The Sagittarius dwarf smashing into the Milky Way is like dropping a boulder into a pond. It sets out ripples of density, and it disturbs everything in the galaxy, but it doesn't disturb everything equally. It causes some clumps of dust and gas to start accumulating together. The disruption in one galactic zip code leads to new activity in others across the Milky Way. The ripples trigger gas and dust left over from the dying stars to split into clumps, sparking a frenzy of star formation.

Look, if you were an observer, suddenly out of these little clumps of gas come bright ignition sparks, all at once. If you were to stand there long enough watching this stellar nursery, it might look kind of like a field at night with fireflies blinking on. Perhaps the sun formed in this starburst. The passage of the Sagittarius dwarf through our galaxy correlates in time to the formation and birth of our sun, so maybe our solar system came about as a result of the Sagittarius dwarf passing through our galaxy over 5 billion years ago. Of course, we don't know for sure if this is what triggered the formation of our sun, but the timing does fit.

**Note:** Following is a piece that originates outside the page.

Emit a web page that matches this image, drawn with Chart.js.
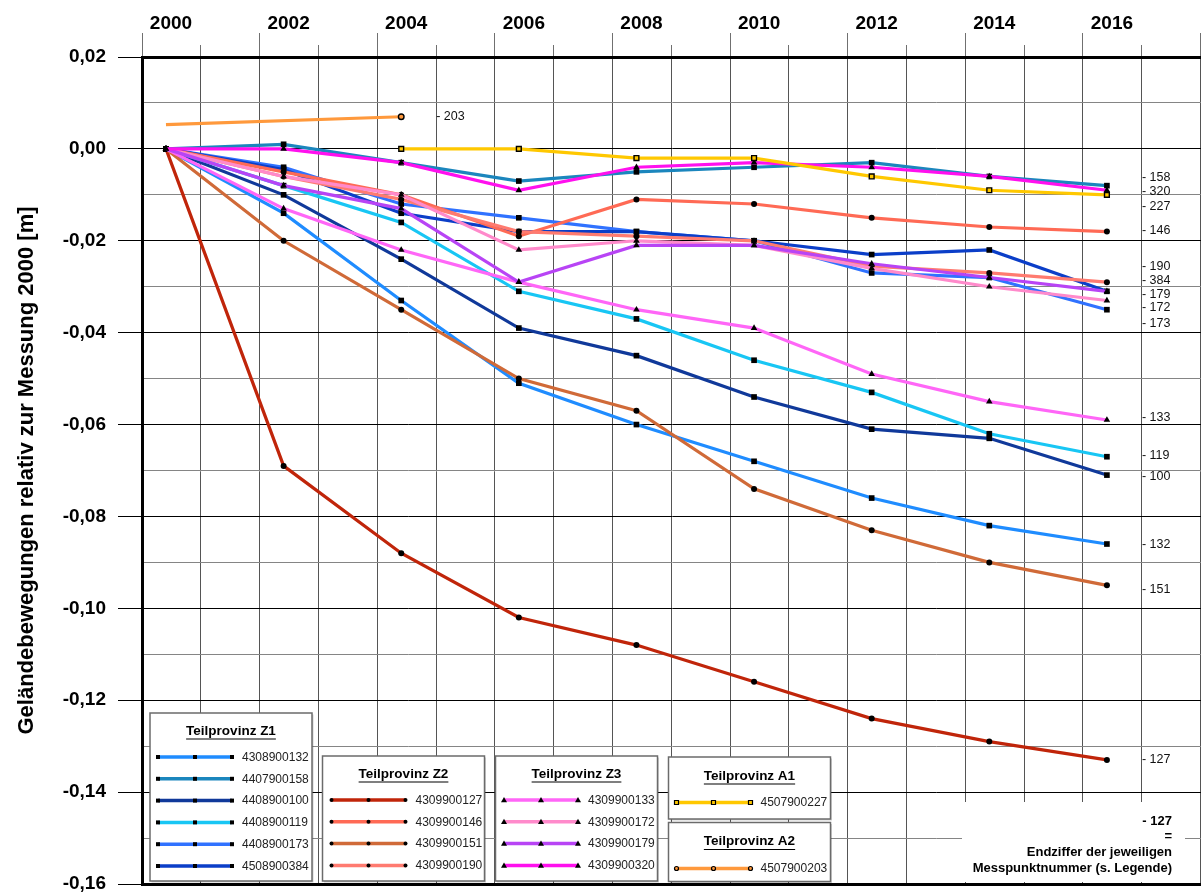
<!DOCTYPE html>
<html lang="de">
<head>
<meta charset="utf-8">
<title>Geländebewegungen relativ zur Messung 2000</title>
<script src="https://cdn.jsdelivr.net/npm/chart.js@4.4.1/dist/chart.umd.min.js"></script>
<style>
  html, body { margin: 0; padding: 0; background: #fff; }
  canvas { display: block; }
</style>
</head>
<body>
<canvas id="chart" width="1201" height="893"></canvas>
<script>
const FONT = "'Liberation Sans', Arial, sans-serif";

// Messjahre / Achsenbeschriftung
const years = [2000, 2002, 2004, 2006, 2008, 2010, 2012, 2014, 2016];
const yearLabels = ['2000', '2002', '2004', '2006', '2008', '2010', '2012', '2014', '2016'];

// Teilprovinz Z1 (Werte in m)
const mp4308900132 = [0, -0.014, -0.033, -0.051, -0.060, -0.068, -0.076, -0.082, -0.086];
const mp4407900158 = [0, 0.001, -0.003, -0.007, -0.005, -0.004, -0.003, -0.006, -0.008];
const mp4408900100 = [0, -0.010, -0.024, -0.039, -0.045, -0.054, -0.061, -0.063, -0.071];
const mp4408900119 = [0, -0.008, -0.016, -0.031, -0.037, -0.046, -0.053, -0.062, -0.067];
const mp4408900173 = [0, -0.004, -0.012, -0.015, -0.018, -0.020, -0.027, -0.028, -0.035];
const mp4508900384 = [0, -0.0045, -0.014, -0.018, -0.018, -0.020, -0.023, -0.022, -0.031];

// Teilprovinz Z2
const mp4309900127 = [0, -0.069, -0.088, -0.102, -0.108, -0.116, -0.124, -0.129, -0.133];
const mp4309900146 = [0, -0.005, -0.010, -0.019, -0.011, -0.012, -0.015, -0.017, -0.018];
const mp4309900151 = [0, -0.020, -0.035, -0.050, -0.057, -0.074, -0.083, -0.090, -0.095];
const mp4309900190 = [0, -0.006, -0.011, -0.018, -0.019, -0.020, -0.0255, -0.027, -0.029];

// Teilprovinz Z3
const mp4309900133 = [0, -0.013, -0.022, -0.029, -0.035, -0.039, -0.049, -0.055, -0.059];
const mp4309900172 = [0, -0.006, -0.010, -0.022, -0.020, -0.021, -0.026, -0.030, -0.033];
const mp4309900179 = [0, -0.008, -0.013, -0.029, -0.021, -0.021, -0.025, -0.028, -0.031];
const mp4309900320 = [0, 0.000, -0.003, -0.009, -0.004, -0.003, -0.004, -0.006, -0.009];

// Teilprovinz A1 / A2
const mp4507900227 = [null, null, 0.000, 0.000, -0.002, -0.002, -0.006, -0.009, -0.010];
const mp4507900203 = [0.0053, null, 0.007, null, null, null, null, null, null];

const groups = [
  { title: 'Teilprovinz Z1', members: ['4308900132', '4407900158', '4408900100', '4408900119', '4408900173', '4508900384'] },
  { title: 'Teilprovinz Z2', members: ['4309900127', '4309900146', '4309900151', '4309900190'] },
  { title: 'Teilprovinz Z3', members: ['4309900133', '4309900172', '4309900179', '4309900320'] },
  { title: 'Teilprovinz A1', members: ['4507900227'] },
  { title: 'Teilprovinz A2', members: ['4507900203'] }
];

let idx = 0;
function serie(label, values, color, style, fill, border) {
  idx++;
  return {
    label: label,
    data: years.map((yr, i) => ({ x: yr, y: values[i] })),
    borderColor: color,
    backgroundColor: color,
    borderWidth: 3.2,
    tension: 0,
    spanGaps: true,
    order: -idx, // spaetere Reihen liegen oben
    pointStyle: style,
    pointRadius: style === 'rect' ? 4 : (style === 'triangle' ? 3.8 : 3),
    pointBackgroundColor: fill || '#000',
    pointBorderColor: border || '#000',
    pointBorderWidth: fill ? 1.4 : 0,
    pointHoverRadius: 0
  };
}

const datasets = [
  serie('4308900132', mp4308900132, '#1f8cff', 'rect'),
  serie('4407900158', mp4407900158, '#1b86bd', 'rect'),
  serie('4408900100', mp4408900100, '#10399a', 'rect'),
  serie('4408900119', mp4408900119, '#18c6f4', 'rect'),
  serie('4408900173', mp4408900173, '#3072ff', 'rect'),
  serie('4508900384', mp4508900384, '#0b3ec8', 'rect'),
  serie('4309900127', mp4309900127, '#c0250a', 'circle'),
  serie('4309900146', mp4309900146, '#ff6a55', 'circle'),
  serie('4309900151', mp4309900151, '#d06a38', 'circle'),
  serie('4309900190', mp4309900190, '#ff7b70', 'circle'),
  serie('4309900133', mp4309900133, '#ff66f7', 'triangle'),
  serie('4309900172', mp4309900172, '#ff8acb', 'triangle'),
  serie('4309900179', mp4309900179, '#b844f5', 'triangle'),
  serie('4309900320', mp4309900320, '#ff10ee', 'triangle'),
  serie('4507900227', mp4507900227, '#ffc800', 'rect', '#ffc800'),
  serie('4507900203', mp4507900203, '#ff993c', 'circle', '#ff993c')
];
// Startpunkt von 203 ohne Marker
datasets[15].pointRadius = [0, 0, 2.8, 0, 0, 0, 0, 0, 0];
datasets[14].pointRadius = 3.4;

function marker(ctx, style, x, y, r, fill, stroke, bw) {
  ctx.beginPath();
  if (style === 'rect') {
    ctx.rect(x - r, y - r, 2 * r, 2 * r);
  } else if (style === 'triangle') {
    ctx.moveTo(x, y - r);
    ctx.lineTo(x + r, y + r * 0.75);
    ctx.lineTo(x - r, y + r * 0.75);
    ctx.closePath();
  } else {
    ctx.arc(x, y, r, 0, Math.PI * 2);
  }
  ctx.fillStyle = fill;
  ctx.fill();
  if (bw) {
    ctx.lineWidth = bw;
    ctx.strokeStyle = stroke;
    ctx.stroke();
  }
}

// Legendenkaesten, Endziffern und Hinweis
const annotations = {
  id: 'annotations',
  afterDatasetsDraw(chart) {
    const ctx = chart.ctx;
    const xs = chart.scales.x;
    const ys = chart.scales.y;
    const byLabel = {};
    chart.data.datasets.forEach(ds => { byLabel[ds.label] = ds; });

    // Endziffern rechts neben den Kurven
    const labelAt = {
      '158': -0.0062, '320': -0.0093, '227': -0.0125, '146': -0.0178,
      '190': -0.0257, '384': -0.0287, '179': -0.0318, '172': -0.0346, '173': -0.0380,
      '133': -0.0585, '119': -0.0667, '100': -0.0713, '132': -0.0861, '151': -0.0959,
      '127': -0.1330, '203': 0.0070
    };
    ctx.save();
    ctx.font = '12.5px ' + FONT;
    ctx.fillStyle = '#111';
    ctx.textAlign = 'left';
    ctx.textBaseline = 'middle';
    Object.keys(labelAt).forEach(k => {
      const x = xs.getPixelForValue(k === '203' ? 2004 : 2016) + 35;
      ctx.fillText('- ' + k, x, ys.getPixelForValue(labelAt[k]));
    });
    ctx.restore();

    // Hinweis unten rechts
    ctx.save();
    ctx.fillStyle = '#fff';
    ctx.fillRect(962, 802, 223, 80);
    ctx.fillStyle = '#000';
    ctx.font = 'bold 13px ' + FONT;
    ctx.textAlign = 'right';
    ctx.textBaseline = 'middle';
    ctx.fillText('- 127', 1172, 821);
    ctx.fillText('=', 1172, 836);
    ctx.fillText('Endziffer der jeweiligen', 1172, 852);
    ctx.fillText('Messpunktnummer (s. Legende)', 1172, 868);
    ctx.restore();

    const boxes = [
      { x: 150, y: 713, w: 162, h: 168, tx: 231, ty: 731, row0: 757, lx: 158 },
      { x: 322.5, y: 756, w: 162, h: 125, tx: 403.5, ty: 774, row0: 800, lx: 331.5 },
      { x: 495.5, y: 756, w: 162, h: 125, tx: 576.5, ty: 774, row0: 800, lx: 504 },
      { x: 668.5, y: 757, w: 162, h: 62, tx: 749.5, ty: 776, row0: 802.5, lx: 676.5 },
      { x: 668.5, y: 822.5, w: 162, h: 59, tx: 749.5, ty: 841.5, row0: 868.5, lx: 676.5 }
    ];
    groups.forEach((g, gi) => {
      const b = boxes[gi];
      ctx.save();
      ctx.fillStyle = 'rgba(0,0,0,0.18)';
      ctx.fillRect(b.x + 1.5, b.y + 1.5, b.w, b.h);
      ctx.fillStyle = '#fff';
      ctx.fillRect(b.x, b.y, b.w, b.h);
      ctx.strokeStyle = '#6b6b6b';
      ctx.lineWidth = 1.5;
      ctx.strokeRect(b.x, b.y, b.w, b.h);

      ctx.fillStyle = '#000';
      ctx.font = 'bold 13.5px ' + FONT;
      ctx.textAlign = 'center';
      ctx.textBaseline = 'middle';
      ctx.fillText(g.title, b.tx, b.ty);
      const tw = ctx.measureText(g.title).width;
      ctx.beginPath();
      ctx.moveTo(b.tx - tw / 2, b.ty + 8);
      ctx.lineTo(b.tx + tw / 2, b.ty + 8);
      ctx.lineWidth = 1.2;
      ctx.strokeStyle = '#000';
      ctx.stroke();

      g.members.forEach((name, i) => {
        const ds = byLabel[name];
        const y = b.row0 + i * 21.8;
        ctx.beginPath();
        ctx.moveTo(b.lx, y);
        ctx.lineTo(b.lx + 74, y);
        ctx.strokeStyle = ds.borderColor;
        ctx.lineWidth = 3.5;
        ctx.stroke();
        const hollow = ds.pointBorderWidth > 0;
        const r = ds.pointStyle === 'triangle' ? 3 : 2;
        [0, 37, 74].forEach(dx => {
          marker(ctx, ds.pointStyle, b.lx + dx, y, r,
            hollow ? ds.pointBackgroundColor : '#000', '#000', hollow ? 1.2 : 0);
        });
        ctx.fillStyle = '#222';
        ctx.font = '12px ' + FONT;
        ctx.textAlign = 'left';
        ctx.fillText(name, b.lx + 84, y + 0.5);
      });
      ctx.restore();
    });
  }
};

const xMin = 1999.592;
const isMajorY = v => Math.round(v * 100) % 2 === 0;

new Chart(document.getElementById('chart').getContext('2d'), {
  type: 'line',
  data: { datasets: datasets },
  options: {
    responsive: false,
    animation: false,
    devicePixelRatio: 1,
    layout: { autoPadding: false, padding: { left: 0, right: 0, top: 0, bottom: 9 } },
    plugins: {
      legend: { display: false },
      tooltip: { enabled: false }
    },
    scales: {
      x: {
        type: 'linear',
        position: 'top',
        min: xMin,
        max: 2017.6,
        afterFit: s => {
          s.height = 57;
          s.paddingLeft = 0;
          s.paddingRight = 0;
        },
        afterBuildTicks: s => {
          const t = [];
          for (let k = 0; k <= 18; k++) t.push({ value: xMin + k });
          s.ticks = t;
        },
        ticks: {
          autoSkip: false,
          maxRotation: 0,
          padding: 0,
          labelOffset: 29,
          color: '#000',
          font: { family: FONT, size: 19, weight: 'bold', lineHeight: 1 },
          callback: (v, i) => (i % 2 === 0 && yearLabels[i / 2]) ? yearLabels[i / 2] : ''
        },
        grid: {
          color: '#555',
          lineWidth: 1,
          tickLength: 24,
          tickColor: '#707070',
          tickWidth: 1,
          tickBorderDash: c => (c.index % 2 ? [0, 12, 12, 60] : []),
          tickBorderDashOffset: 0
        },
        border: { display: true, color: '#000', width: 3 }
      },
      y: {
        type: 'linear',
        min: -0.16,
        max: 0.02,
        afterFit: s => {
          s.width = 142;
          s.paddingTop = 0;
          s.paddingBottom = 0;
        },
        title: {
          display: true,
          text: 'Geländebewegungen relativ zur Messung 2000 [m]',
          color: '#000',
          font: { family: FONT, size: 22, weight: 'bold' },
          padding: { top: 14, bottom: 0 }
        },
        ticks: {
          stepSize: 0.01,
          padding: 12,
          color: '#000',
          font: { family: FONT, size: 19, weight: 'bold' },
          callback: v => {
            if (!isMajorY(v)) return '';
            if (Math.abs(v) < 1e-9) return '0,00';
            return v.toFixed(2).replace('.', ',');
          }
        },
        grid: {
          color: c => (isMajorY(c.tick.value) ? '#000' : '#858585'),
          lineWidth: c => (c.tick.value < -0.1595 ? 3 : 1),
          tickLength: 24,
          tickWidth: 1,
          tickColor: c => (isMajorY(c.tick.value) ? '#000' : 'rgba(0,0,0,0)')
        },
        border: { display: true, color: '#000', width: 3 }
      }
    }
  },
  plugins: [annotations]
});
</script>
</body>
</html>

4.6 billion years ago, part of the cloud seeded with material from dying stars grows denser until it gets so massive it collapses. As the gas cloud collapses, it gets hotter and spins faster and faster forming a dense core at its center. The core is the protostar that will later become our sun. The protostar drags in more and more gas and dust creating a region of material spinning around it called the protoplanetary disk. As the sun builds up more mass, it's getting compressed gravitationally. And so the core is getting hotter and hotter. The densities are increasing.

The new dawn, the head of our solar mobster family, immediately reveals a ferocious nature. Blasting out supercharged jets of radiation. The early sun was not the calm glowing orb that we see in our sky today. It was far more chaotic. It's sort of like in its toddler phase. It was acting up all the time. It has all of this energy that pushes material off of the surface and launches it into what we call the solar wind.

The blizzard of particles races out at over a million miles an hour. It smashes into the protoplanetary disk and blows the gas away. At the same time, the sun's core heats up to 18 million degrees Fahrenheit triggering the fusion of hydrogen into helium. And that releases a tremendous amount of energy that eventually works its way back to the surface of the star and comes out as light. Finally, the sun becomes the recognizable Sun that we see in our sky today. The Sun is now the Godfather, pulling the strings of the solar system.

The young Don's rise to the top triggers a power struggle with its willful children, the planets. It's a brutal fight for survival.